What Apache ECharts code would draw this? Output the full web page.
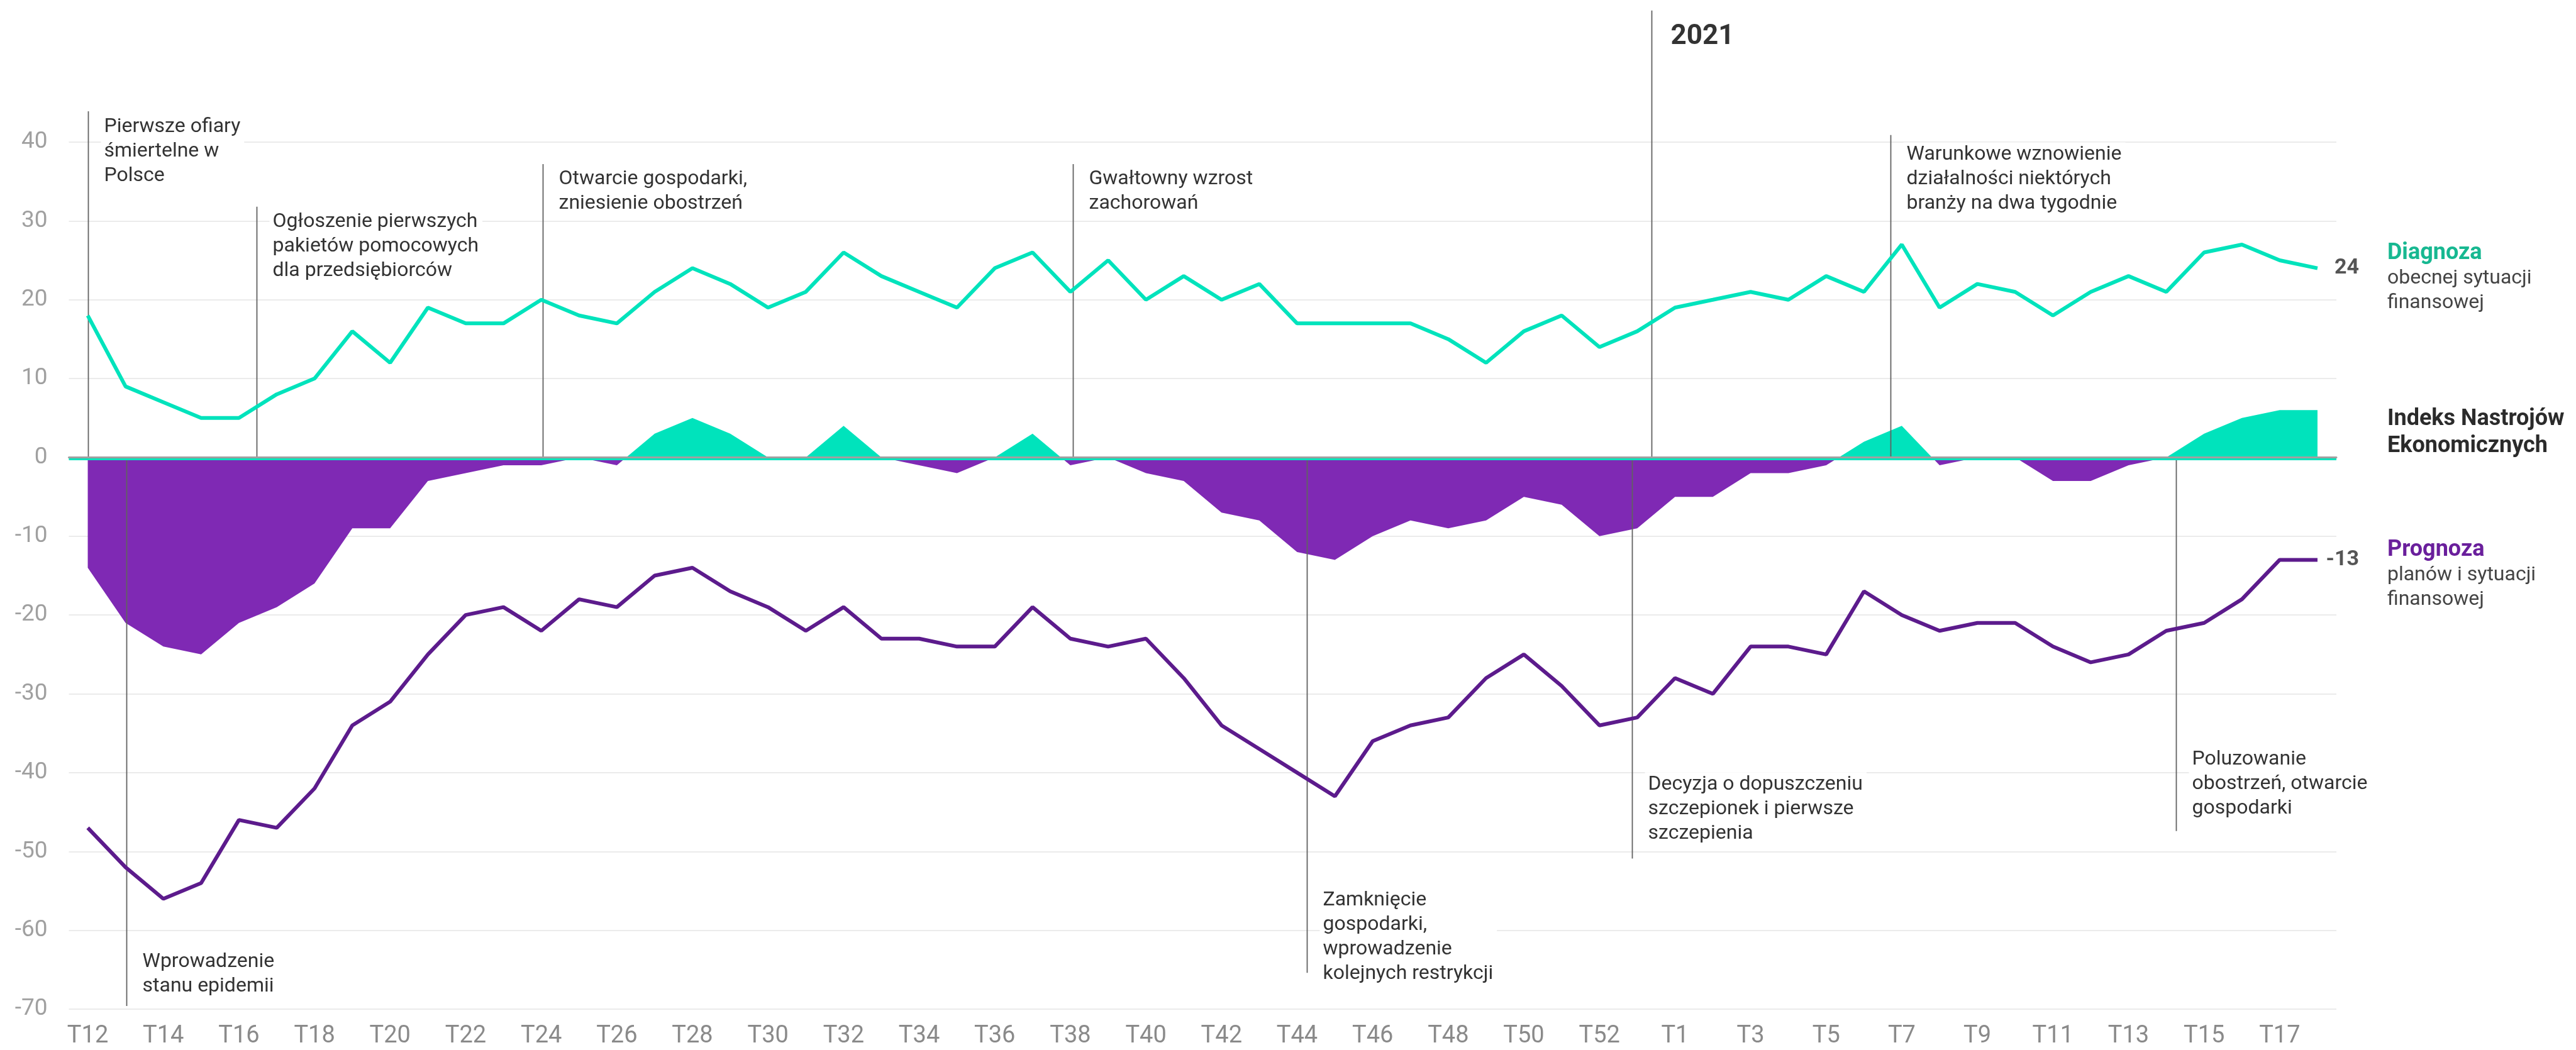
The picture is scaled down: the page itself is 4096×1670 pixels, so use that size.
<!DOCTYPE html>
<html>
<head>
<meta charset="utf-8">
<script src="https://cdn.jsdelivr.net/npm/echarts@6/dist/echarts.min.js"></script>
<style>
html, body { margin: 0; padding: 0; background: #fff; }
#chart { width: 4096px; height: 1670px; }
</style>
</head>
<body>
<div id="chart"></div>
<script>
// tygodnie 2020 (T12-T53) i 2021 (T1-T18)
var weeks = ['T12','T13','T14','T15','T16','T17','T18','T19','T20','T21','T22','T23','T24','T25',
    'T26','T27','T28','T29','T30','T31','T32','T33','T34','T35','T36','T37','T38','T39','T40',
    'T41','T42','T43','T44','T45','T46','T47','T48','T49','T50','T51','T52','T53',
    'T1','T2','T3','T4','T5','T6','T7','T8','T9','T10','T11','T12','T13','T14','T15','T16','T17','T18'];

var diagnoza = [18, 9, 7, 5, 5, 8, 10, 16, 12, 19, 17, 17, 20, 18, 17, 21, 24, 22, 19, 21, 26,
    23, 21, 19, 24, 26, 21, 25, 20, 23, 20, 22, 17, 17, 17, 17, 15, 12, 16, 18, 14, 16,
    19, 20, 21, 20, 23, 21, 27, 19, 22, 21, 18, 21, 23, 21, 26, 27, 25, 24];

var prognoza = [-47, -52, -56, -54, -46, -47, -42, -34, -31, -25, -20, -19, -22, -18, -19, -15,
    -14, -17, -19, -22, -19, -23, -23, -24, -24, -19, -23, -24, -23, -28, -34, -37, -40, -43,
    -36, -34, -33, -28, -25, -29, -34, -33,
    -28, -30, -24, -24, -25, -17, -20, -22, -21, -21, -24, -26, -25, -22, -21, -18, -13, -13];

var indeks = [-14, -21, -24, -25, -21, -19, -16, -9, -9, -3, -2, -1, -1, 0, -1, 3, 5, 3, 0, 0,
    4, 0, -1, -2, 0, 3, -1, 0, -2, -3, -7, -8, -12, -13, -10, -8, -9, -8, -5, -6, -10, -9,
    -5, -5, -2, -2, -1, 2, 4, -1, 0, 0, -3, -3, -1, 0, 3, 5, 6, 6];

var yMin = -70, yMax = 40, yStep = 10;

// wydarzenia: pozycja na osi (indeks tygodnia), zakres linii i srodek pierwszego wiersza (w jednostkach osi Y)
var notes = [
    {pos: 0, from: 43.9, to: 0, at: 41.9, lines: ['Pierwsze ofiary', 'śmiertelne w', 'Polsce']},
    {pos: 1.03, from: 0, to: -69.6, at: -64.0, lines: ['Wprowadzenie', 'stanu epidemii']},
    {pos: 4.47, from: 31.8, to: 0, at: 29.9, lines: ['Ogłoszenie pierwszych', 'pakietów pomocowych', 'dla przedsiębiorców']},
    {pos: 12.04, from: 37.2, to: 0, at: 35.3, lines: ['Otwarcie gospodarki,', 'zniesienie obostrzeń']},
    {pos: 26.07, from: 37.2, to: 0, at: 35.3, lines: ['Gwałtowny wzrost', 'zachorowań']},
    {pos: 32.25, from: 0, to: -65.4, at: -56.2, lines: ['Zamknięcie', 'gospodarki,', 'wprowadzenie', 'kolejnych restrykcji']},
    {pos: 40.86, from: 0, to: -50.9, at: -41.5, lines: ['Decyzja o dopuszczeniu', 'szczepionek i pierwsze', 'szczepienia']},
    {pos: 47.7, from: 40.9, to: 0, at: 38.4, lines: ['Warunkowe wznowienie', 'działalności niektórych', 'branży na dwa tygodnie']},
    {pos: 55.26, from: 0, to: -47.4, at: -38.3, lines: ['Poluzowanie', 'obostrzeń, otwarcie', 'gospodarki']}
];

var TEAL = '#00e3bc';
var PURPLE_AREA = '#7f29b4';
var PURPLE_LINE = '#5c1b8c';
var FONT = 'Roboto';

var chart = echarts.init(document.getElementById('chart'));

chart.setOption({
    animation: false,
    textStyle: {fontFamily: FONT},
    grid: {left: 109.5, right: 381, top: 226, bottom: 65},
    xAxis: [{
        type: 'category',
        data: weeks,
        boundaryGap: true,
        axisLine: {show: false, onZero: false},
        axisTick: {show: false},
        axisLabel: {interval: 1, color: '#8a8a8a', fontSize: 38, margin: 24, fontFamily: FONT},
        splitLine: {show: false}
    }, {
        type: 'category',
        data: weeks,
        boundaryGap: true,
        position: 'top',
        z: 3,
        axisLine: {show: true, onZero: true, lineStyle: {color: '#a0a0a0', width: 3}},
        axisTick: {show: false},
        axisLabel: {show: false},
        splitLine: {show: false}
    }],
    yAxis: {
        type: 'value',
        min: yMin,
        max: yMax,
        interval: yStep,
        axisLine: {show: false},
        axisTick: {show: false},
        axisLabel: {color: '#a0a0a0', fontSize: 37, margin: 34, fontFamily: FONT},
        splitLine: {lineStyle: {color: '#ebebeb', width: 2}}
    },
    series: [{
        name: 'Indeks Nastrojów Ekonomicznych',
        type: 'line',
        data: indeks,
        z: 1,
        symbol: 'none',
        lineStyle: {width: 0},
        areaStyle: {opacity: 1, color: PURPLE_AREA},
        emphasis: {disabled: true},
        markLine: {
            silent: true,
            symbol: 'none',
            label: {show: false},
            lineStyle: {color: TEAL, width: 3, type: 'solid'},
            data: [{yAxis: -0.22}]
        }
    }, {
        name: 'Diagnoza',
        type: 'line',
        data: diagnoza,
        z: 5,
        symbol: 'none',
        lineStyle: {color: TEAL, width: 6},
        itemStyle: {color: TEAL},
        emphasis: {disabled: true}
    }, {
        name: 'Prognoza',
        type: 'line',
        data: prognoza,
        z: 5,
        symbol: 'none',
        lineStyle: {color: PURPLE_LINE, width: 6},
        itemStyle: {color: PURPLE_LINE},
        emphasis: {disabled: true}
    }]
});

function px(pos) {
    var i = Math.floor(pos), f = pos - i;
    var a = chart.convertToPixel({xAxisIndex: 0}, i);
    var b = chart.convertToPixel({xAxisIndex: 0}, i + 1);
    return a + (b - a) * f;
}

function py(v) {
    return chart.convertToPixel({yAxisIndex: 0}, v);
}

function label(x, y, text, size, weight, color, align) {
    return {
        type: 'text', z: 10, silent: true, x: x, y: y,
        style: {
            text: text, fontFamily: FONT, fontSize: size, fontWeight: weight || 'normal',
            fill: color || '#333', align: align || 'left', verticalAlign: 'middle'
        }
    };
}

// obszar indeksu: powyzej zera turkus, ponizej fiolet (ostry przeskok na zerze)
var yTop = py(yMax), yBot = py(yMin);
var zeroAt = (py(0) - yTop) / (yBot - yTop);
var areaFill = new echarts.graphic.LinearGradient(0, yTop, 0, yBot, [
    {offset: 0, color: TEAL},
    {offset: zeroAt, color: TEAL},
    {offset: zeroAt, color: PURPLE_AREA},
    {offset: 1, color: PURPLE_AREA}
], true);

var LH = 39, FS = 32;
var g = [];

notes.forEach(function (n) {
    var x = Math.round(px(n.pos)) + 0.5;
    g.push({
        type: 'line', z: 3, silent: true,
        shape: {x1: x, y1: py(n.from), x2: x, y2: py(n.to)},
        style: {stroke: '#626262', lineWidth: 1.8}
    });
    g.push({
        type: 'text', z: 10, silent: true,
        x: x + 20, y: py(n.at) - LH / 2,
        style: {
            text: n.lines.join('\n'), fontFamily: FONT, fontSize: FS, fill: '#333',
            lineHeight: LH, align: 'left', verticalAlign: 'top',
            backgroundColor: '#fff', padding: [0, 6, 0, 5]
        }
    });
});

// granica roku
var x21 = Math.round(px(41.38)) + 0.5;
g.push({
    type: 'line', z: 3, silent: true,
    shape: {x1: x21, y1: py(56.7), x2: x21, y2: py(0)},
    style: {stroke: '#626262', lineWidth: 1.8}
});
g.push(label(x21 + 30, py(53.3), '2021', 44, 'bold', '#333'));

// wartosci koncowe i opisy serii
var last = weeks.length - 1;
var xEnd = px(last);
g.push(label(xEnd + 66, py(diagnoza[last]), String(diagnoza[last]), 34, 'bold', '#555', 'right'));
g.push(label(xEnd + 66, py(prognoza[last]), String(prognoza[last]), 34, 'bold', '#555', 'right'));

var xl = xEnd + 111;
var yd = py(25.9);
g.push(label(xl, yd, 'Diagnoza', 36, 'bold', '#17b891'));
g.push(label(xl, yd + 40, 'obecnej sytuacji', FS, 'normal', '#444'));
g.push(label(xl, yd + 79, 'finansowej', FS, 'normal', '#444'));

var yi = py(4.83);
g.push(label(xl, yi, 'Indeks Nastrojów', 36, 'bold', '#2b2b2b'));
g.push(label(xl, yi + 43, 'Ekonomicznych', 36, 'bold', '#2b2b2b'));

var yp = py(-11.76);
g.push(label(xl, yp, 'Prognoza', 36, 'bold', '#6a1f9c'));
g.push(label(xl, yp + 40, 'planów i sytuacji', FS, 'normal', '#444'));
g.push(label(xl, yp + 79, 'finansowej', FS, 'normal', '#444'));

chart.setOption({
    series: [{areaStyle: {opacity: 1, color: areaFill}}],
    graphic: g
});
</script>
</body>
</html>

········

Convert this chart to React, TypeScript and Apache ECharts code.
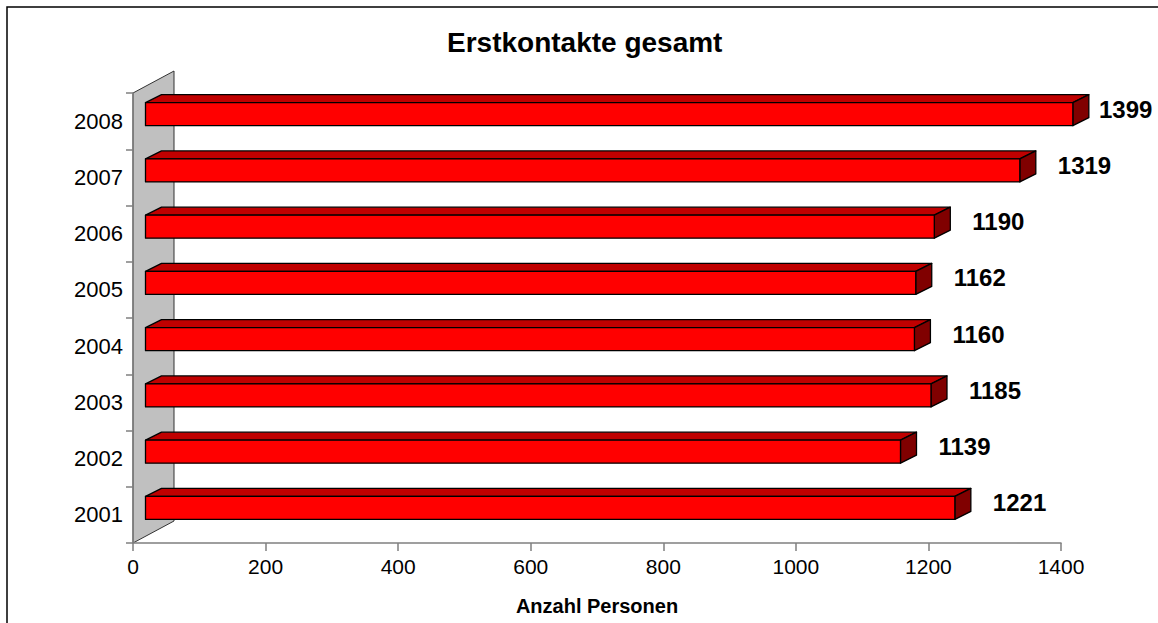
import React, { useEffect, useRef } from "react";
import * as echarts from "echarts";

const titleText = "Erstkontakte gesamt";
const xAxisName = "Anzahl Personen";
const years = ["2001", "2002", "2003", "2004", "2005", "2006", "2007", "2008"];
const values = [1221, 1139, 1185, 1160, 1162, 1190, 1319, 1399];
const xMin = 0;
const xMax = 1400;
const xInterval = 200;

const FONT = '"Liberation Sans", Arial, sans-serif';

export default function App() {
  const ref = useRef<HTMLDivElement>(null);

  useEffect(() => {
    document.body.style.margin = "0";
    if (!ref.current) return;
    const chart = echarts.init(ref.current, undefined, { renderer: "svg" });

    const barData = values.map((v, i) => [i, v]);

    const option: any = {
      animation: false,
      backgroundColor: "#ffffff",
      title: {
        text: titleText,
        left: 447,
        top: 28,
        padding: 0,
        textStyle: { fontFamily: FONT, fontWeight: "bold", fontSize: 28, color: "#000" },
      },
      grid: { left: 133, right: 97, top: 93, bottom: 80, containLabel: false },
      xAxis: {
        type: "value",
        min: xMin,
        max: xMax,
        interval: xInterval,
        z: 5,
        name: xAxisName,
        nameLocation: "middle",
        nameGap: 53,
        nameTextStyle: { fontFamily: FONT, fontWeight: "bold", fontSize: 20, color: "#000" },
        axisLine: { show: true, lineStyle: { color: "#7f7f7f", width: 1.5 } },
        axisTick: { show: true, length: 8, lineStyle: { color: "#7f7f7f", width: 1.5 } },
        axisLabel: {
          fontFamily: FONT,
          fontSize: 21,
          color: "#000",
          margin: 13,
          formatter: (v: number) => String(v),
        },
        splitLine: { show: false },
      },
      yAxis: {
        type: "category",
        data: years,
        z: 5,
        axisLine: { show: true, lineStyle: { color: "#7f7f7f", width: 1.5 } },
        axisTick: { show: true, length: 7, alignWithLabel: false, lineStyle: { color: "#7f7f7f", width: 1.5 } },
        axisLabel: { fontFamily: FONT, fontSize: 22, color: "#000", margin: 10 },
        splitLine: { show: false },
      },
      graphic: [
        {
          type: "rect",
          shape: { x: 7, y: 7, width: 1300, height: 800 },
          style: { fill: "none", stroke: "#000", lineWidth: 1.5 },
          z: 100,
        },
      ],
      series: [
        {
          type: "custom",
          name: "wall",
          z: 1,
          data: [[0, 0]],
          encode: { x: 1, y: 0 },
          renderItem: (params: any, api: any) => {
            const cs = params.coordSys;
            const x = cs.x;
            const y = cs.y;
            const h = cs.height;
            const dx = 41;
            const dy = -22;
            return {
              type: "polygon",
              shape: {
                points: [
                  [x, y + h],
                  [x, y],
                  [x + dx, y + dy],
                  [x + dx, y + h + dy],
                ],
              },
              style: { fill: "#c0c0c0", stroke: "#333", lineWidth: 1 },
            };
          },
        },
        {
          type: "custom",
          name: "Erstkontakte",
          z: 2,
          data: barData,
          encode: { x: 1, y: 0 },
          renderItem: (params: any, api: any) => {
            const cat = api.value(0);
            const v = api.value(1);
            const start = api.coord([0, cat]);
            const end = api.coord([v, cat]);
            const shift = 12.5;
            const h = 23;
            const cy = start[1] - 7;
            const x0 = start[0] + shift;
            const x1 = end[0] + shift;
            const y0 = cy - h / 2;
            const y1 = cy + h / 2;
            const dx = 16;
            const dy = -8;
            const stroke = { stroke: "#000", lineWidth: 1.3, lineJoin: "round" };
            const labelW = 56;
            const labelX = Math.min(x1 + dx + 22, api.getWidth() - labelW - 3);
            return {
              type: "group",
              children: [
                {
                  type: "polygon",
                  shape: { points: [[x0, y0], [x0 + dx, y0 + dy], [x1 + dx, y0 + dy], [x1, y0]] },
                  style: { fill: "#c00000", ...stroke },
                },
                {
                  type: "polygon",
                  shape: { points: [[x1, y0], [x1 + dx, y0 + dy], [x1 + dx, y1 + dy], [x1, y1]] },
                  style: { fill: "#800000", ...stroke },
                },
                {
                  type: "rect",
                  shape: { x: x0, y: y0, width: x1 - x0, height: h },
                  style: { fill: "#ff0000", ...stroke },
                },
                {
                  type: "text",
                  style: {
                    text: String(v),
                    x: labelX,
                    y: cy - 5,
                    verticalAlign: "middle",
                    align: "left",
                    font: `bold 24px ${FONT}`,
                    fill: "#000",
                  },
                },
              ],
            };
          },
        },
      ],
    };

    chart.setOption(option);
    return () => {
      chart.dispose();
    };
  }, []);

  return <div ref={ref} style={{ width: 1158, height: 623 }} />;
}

········

Prompt → Leave the pictures aside and restate exactly the lines from the one containing "What Apache ECharts" to the one containing "27, 25, 24];", those two lines included.

The completed task →
What Apache ECharts code would draw this? Output the full web page.
The picture is scaled down: the page itself is 4096×1670 pixels, so use that size.
<!DOCTYPE html>
<html>
<head>
<meta charset="utf-8">
<script src="https://cdn.jsdelivr.net/npm/echarts@6/dist/echarts.min.js"></script>
<style>
html, body { margin: 0; padding: 0; background: #fff; }
#chart { width: 4096px; height: 1670px; }
</style>
</head>
<body>
<div id="chart"></div>
<script>
// tygodnie 2020 (T12-T53) i 2021 (T1-T18)
var weeks = ['T12','T13','T14','T15','T16','T17','T18','T19','T20','T21','T22','T23','T24','T25',
    'T26','T27','T28','T29','T30','T31','T32','T33','T34','T35','T36','T37','T38','T39','T40',
    'T41','T42','T43','T44','T45','T46','T47','T48','T49','T50','T51','T52','T53',
    'T1','T2','T3','T4','T5','T6','T7','T8','T9','T10','T11','T12','T13','T14','T15','T16','T17','T18'];

var diagnoza = [18, 9, 7, 5, 5, 8, 10, 16, 12, 19, 17, 17, 20, 18, 17, 21, 24, 22, 19, 21, 26,
    23, 21, 19, 24, 26, 21, 25, 20, 23, 20, 22, 17, 17, 17, 17, 15, 12, 16, 18, 14, 16,
    19, 20, 21, 20, 23, 21, 27, 19, 22, 21, 18, 21, 23, 21, 26, 27, 25, 24];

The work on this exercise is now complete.